Sergio tersenyum kecil kemudian menepuk pundak saya sambil berkata, “Man, I have internet in my pocket.” Dia mengeluarkan sebuah telpon genggam, yang ternyata ketika saya sibuk memperhatikan sekeliling, dia mencari informasi di internet lewat telpon genggamnya. Kali ini kami benar-benar pulang, dari Sabatini Garden kami menuruni anak tangga dan menyeberang jalan raya. Saya menoleh ke belakang, masih belum puas berada di lingkungan istana Raja-Raja Spanyol tersebut.
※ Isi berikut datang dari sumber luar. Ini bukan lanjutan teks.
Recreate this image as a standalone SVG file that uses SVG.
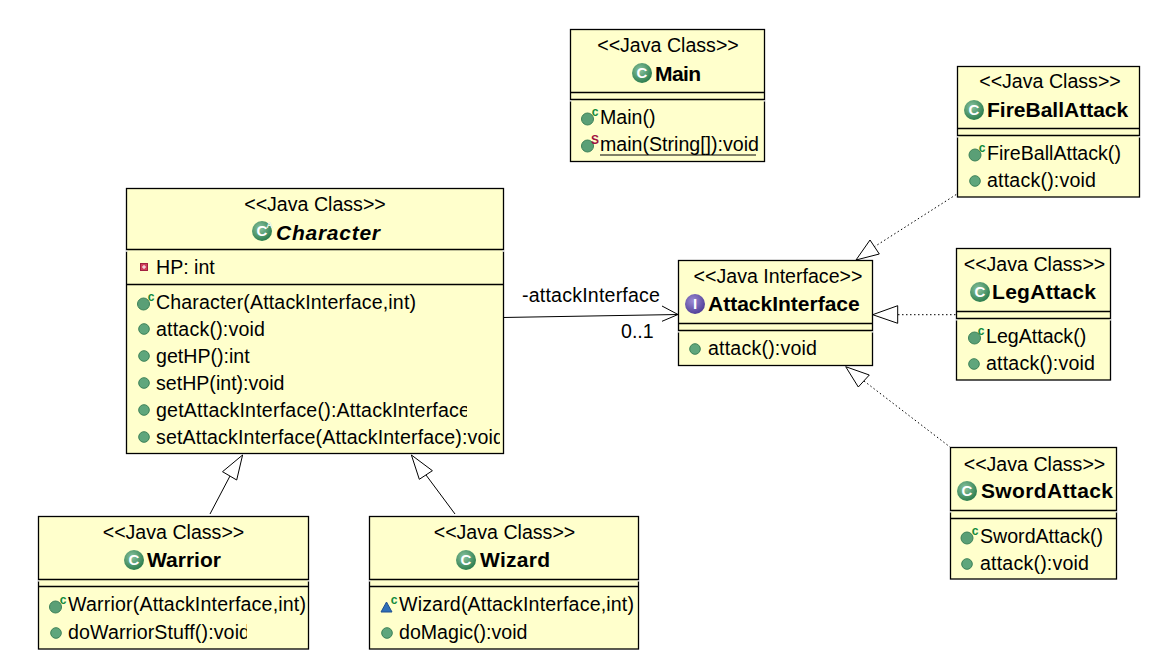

Oh, ternyata ini adalah benteng besar yang begitu kokoh yang saya lihat ketika pertama kali keluar dari jalan di kediaman Sergio. Benar, karena tak lama kemudian, kami benar-benar sampai di rumah.
Langkah demi langkah yang dimulai dari Madrid kilometer nol hingga kemudian membawa kaki saya menuju Istana para raja yang penuh dengan nilai-nilai sejarah adalah pengalaman yang tak akan pernah saya lupakan. Terima kasih Sergio. Sampai berjumpa lagi pada pengembaraan berikutnya.